As long as you don't compare them to BYD etc.

  • as long as you don’t compare them to any car. teslas in 2025 belong in a museum lol

    I own tesla s 2014, my neighbour has 2025, same car. tesla x was cool… in 2017. tesla 3 is like a worse looking kia and model y is like if you took tesla 3 and pumped some air in it.

    • 2025 S is the same as your 2014 S? That’s some hilarious cope. Stop lying. You know it’s completely different. Yes, a model S is still a model S. And the F150 is still a pickup truck. Surprise!

      1 reply →

    • If all you care about is looks, that is. Get out of any other car and you forget you can't just walk away from it and it'll shut itself off and lock the doors. I've had my Tesla driving friends drive my ICE car, and then not even turn off the engine when they go into the store because you don't need to do that with a Tesla.

      6 replies →

Seeing the BYD trucks and other BYD vehicles around where I live in Australia, as well as the other Chinese and Korean brands, they outnumber the Teslas on the street now.

Add to that because Tesla allows for access to its repair manuals and service tools unlike most OEMs.

BYD targets a different market.
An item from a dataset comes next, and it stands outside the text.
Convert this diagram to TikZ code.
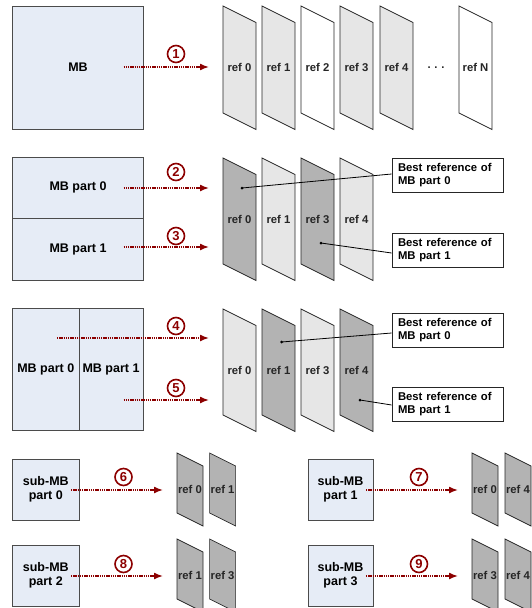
\documentclass[tikz,border=0pt]{standalone}
\usepackage{fontspec}
\setmainfont{Liberation Sans}
\usepackage{xcolor}
\usepackage{tikz}
\usetikzlibrary{positioning,arrows.meta}

\definecolor{mbfill}{RGB}{230,236,246}
\definecolor{mbline}{RGB}{75,75,75}
\definecolor{hopred}{RGB}{140,0,0}
\definecolor{reflight}{RGB}{230,230,230}
\definecolor{refdark}{RGB}{179,179,179}

% #1 name, #2 left x, #3 top y, #4 width, #5 height, #6 fill, #7 label
\newcommand{\refpg}[7]{%
  \draw[refedge, fill=#6] (#2,#3) -- ++(#4,#4/2) -- ++(0,#5) -- ++(-#4,-#4/2) -- cycle;
  \node[reflabel] (#1) at ({#2+#4/2},{#3+#4/4+#5/2}) {#7};
}

\begin{document}
\begin{tikzpicture}[
  x=1pt, y=-1pt,
  font=\bfseries,
  mbbox/.style={draw=mbline, fill=mbfill, line width=0.8pt, align=center, inner sep=0pt,
    font=\bfseries\fontsize{12.5}{13.5}\selectfont},
  refedge/.style={draw=black!85, line width=0.7pt},
  reflabel/.style={inner sep=0pt, text=black!85, font=\bfseries\fontsize{11.3}{13}\selectfont},
  hop/.style={-{Latex[length=9pt,width=7pt]}, hopred, line width=1.5pt, dash pattern=on 1.4pt off 0.8pt},
  stepnum/.style={circle, draw=hopred, text=hopred, line width=1.6pt, minimum size=17pt, inner sep=0pt,
    font=\bfseries\fontsize{13}{13}\selectfont},
  callout/.style={draw=black!85, fill=white, line width=0.8pt, minimum width=111pt, minimum height=34pt,
    text width=99pt, align=left, inner sep=0pt, font=\bfseries\fontsize{11.3}{13}\selectfont},
  pinpt/.style={circle, fill=black, inner sep=0pt, minimum size=3pt},
  pointer/.style={black, line width=0.8pt}
]
\useasboundingbox (0,0) rectangle (532,608);
\clip (0,0) rectangle (532,608);

% row 1
\node[mbbox, minimum width=131pt, minimum height=123pt] (mb) at (78,67.5) {MB};
\refpg{ra0}{223}{6}{33}{107}{reflight}{ref 0}
\refpg{ra1}{262}{6}{33}{107}{reflight}{ref 1}
\refpg{ra2}{301}{6}{33}{107}{white}{ref 2}
\refpg{ra3}{340}{6}{33}{107}{reflight}{ref 3}
\refpg{ra4}{380}{6}{33}{107}{reflight}{ref 4}
\node[reflabel] (dots) at (436,67.5) {.\,\,.\,\,.};
\refpg{raN}{459}{6}{33}{107}{white}{ref N}
\coordinate (h1s) at (123.5,67);
\coordinate (h1e) at (209,67);
\draw[hop] (h1s) -- (h1e);
\node[stepnum] (n1) at (176,54) {1};

% row 2
\node[mbbox, minimum width=131pt, minimum height=61pt] (mbp0) at (78,187.5) {MB part 0};
\node[mbbox, minimum width=131pt, minimum height=62.5pt] (mbp1) at (78,249.25) {MB part 1};
\refpg{rb0}{223}{158}{33}{106}{refdark}{ref 0}
\refpg{rb1}{262}{158}{33}{106}{reflight}{ref 1}
\refpg{rb3}{301}{158}{33}{106}{refdark}{ref 3}
\refpg{rb4}{340}{158}{33}{106}{reflight}{ref 4}
\coordinate (h2s) at (123.5,188);
\coordinate (h2e) at (209,188);
\coordinate (h3s) at (123.5,247);
\coordinate (h3e) at (209,247);
\draw[hop] (h2s) -- (h2e);
\draw[hop] (h3s) -- (h3e);
\node[stepnum] (n2) at (176,172) {2};
\node[stepnum] (n3) at (176,236) {3};
\node[callout] (cb0) at (447.5,175) {Best reference of\\MB part 0};
\node[callout] (cb1) at (447.5,250) {Best reference of\\MB part 1};
\node[pinpt] (pb0) at (242,188) {};
\node[pinpt] (pb1) at (321,243) {};
\draw[pointer] (pb0.center) -- ([yshift=1pt]cb0.west);
\draw[pointer] (pb1.center) -- ([yshift=-3pt]cb1.west);

% row 3
\node[mbbox, minimum width=66.4pt, minimum height=122pt] (mbq0) at (45.8,369) {MB part 0};
\node[mbbox, minimum width=64pt, minimum height=122pt] (mbq1) at (111,369) {MB part 1};
\refpg{rc0}{223}{309}{33}{106}{reflight}{ref 0}
\refpg{rc1}{262}{309}{33}{106}{refdark}{ref 1}
\refpg{rc3}{301}{309}{33}{106}{reflight}{ref 3}
\refpg{rc4}{340}{309}{33}{106}{refdark}{ref 4}
\coordinate (h4s) at (57,338);
\coordinate (h4e) at (209,338);
\coordinate (h5s) at (123.5,400);
\coordinate (h5e) at (209,400);
\draw[hop] (h4s) -- (h4e);
\draw[hop] (h5s) -- (h5e);
\node[stepnum] (n4) at (176,326) {4};
\node[stepnum] (n5) at (176,388) {5};
\node[callout] (cc0) at (447.5,330) {Best reference of\\MB part 0};
\node[callout] (cc1) at (447.5,404) {Best reference of\\MB part 1};
\node[pinpt] (pc0) at (281.6,342) {};
\node[pinpt] (pc1) at (360,400) {};
\draw[pointer] (pc0.center) -- ([yshift=-3pt]cc0.west);
\draw[pointer] (pc1.center) -- ([yshift=-1pt]cc1.west);

% rows 4 and 5
\node[mbbox, minimum width=66.4pt, minimum height=61pt] (sub0) at (45.8,489.5) {sub-MB\\part 0};
\node[mbbox, minimum width=65pt, minimum height=61pt] (sub1) at (340.5,489.5) {sub-MB\\part 1};
\node[mbbox, minimum width=66.4pt, minimum height=61pt] (sub2) at (45.8,575.5) {sub-MB\\part 2};
\node[mbbox, minimum width=65pt, minimum height=61pt] (sub3) at (340.5,575.5) {sub-MB\\part 3};
\refpg{rd0}{177}{453}{26}{60}{refdark}{ref 0}
\refpg{rd1}{209.6}{453}{26}{60}{refdark}{ref 1}
\refpg{re0}{472}{453}{26}{60}{refdark}{ref 0}
\refpg{re4}{505}{453}{26}{60}{refdark}{ref 4}
\refpg{rf1}{177}{539}{26}{60}{refdark}{ref 1}
\refpg{rf3}{209.6}{539}{26}{60}{refdark}{ref 3}
\refpg{rg3}{472}{539}{26}{60}{refdark}{ref 3}
\refpg{rg4}{505}{539}{26}{60}{refdark}{ref 4}
\coordinate (h6s) at (71,490);
\coordinate (h6e) at (163,490);
\coordinate (h7s) at (366,490);
\coordinate (h7e) at (458,490);
\coordinate (h8s) at (71,576);
\coordinate (h8e) at (163,576);
\coordinate (h9s) at (366,576);
\coordinate (h9e) at (458,576);
\draw[hop] (h6s) -- (h6e);
\draw[hop] (h7s) -- (h7e);
\draw[hop] (h8s) -- (h8e);
\draw[hop] (h9s) -- (h9e);
\node[stepnum] (n6) at (123.5,477) {6};
\node[stepnum] (n7) at (419,477) {7};
\node[stepnum] (n8) at (123.5,564) {8};
\node[stepnum] (n9) at (419,564) {9};
\end{tikzpicture}
\end{document}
Tesla should compete with the likes of Polestar, Rivian, maybe Porsche if they dare but I'd take any of those before a Tesla any day of the week.

The BMW neue klasse is far superior to the latest Teslas.

Both in software hardware and handing.

https://youtu.be/P-H-GJaGiUg?si=eq8YWy8gyJ5YS99X

I think it even surpasses Chinese brands.

I wouldn't understate BYD, but Tesla did play a massive role in helping build China's domestic EV ecosystem because Tesla also worked on building a supplier ecosystem in China, which also helped incubate much of the Chinese ecosystem.

That said, BYD is outcompeting most other Chinese players as well, and it can be argued that this is due to the fact that BYD is also a private sector player unlike most of it's domestic competitors.

The only competitor in China that can compete against BYD is SAIC - an SOE owned by Shanghai's government.

That said, the EV glut has become a significant headache from a local government fiscal perspective - the majority of Chinese automotive companies are owned by state and local governments - a large number of whom ended up spending eye bleeding amounts of yuan on EVs despite no competitive advantage, and it's these state and local governments that are now increasingly holding the bag - which Chinese market regulators have increasingly raised red flags about [0] (and I myself foreshadowed on HN a couple times [1][2]).

[0] - https://news.ycombinator.com/item?id=41275541

> Even BMW can't make something that is practical.

Hyperbole, but essentially true

The Japanese beat everybody when ICE ruled. Their cars were miles ahead on every measure except snob value.

In the the of EV it will be the Chinese. Tesla has no hope of keeping up, they are already fallen behind on snob value, their cars have none now.

I think the comment about BYD drivers preferring Tesla is out of date now. Ti e will tell, but my money is on China

  • From what I can tell the Chinese are targeting the bottom of the market with cars that are essentially disposable. The ones to watch, IMO, are Hyundai/Kia. If they can sort out the reliability issues there's a lot of potential there.

    Honestly I'm cautiously optimistic about VW, especially after they've started backing away from those awful capacitive buttons.

Uh have Tesla discovered how to make doors that align with the car body? All 4 of them in the same car?

[Note that this is not a BMW endorsement. I would only drive one if someone else pays for the car, insurance and maintenance.]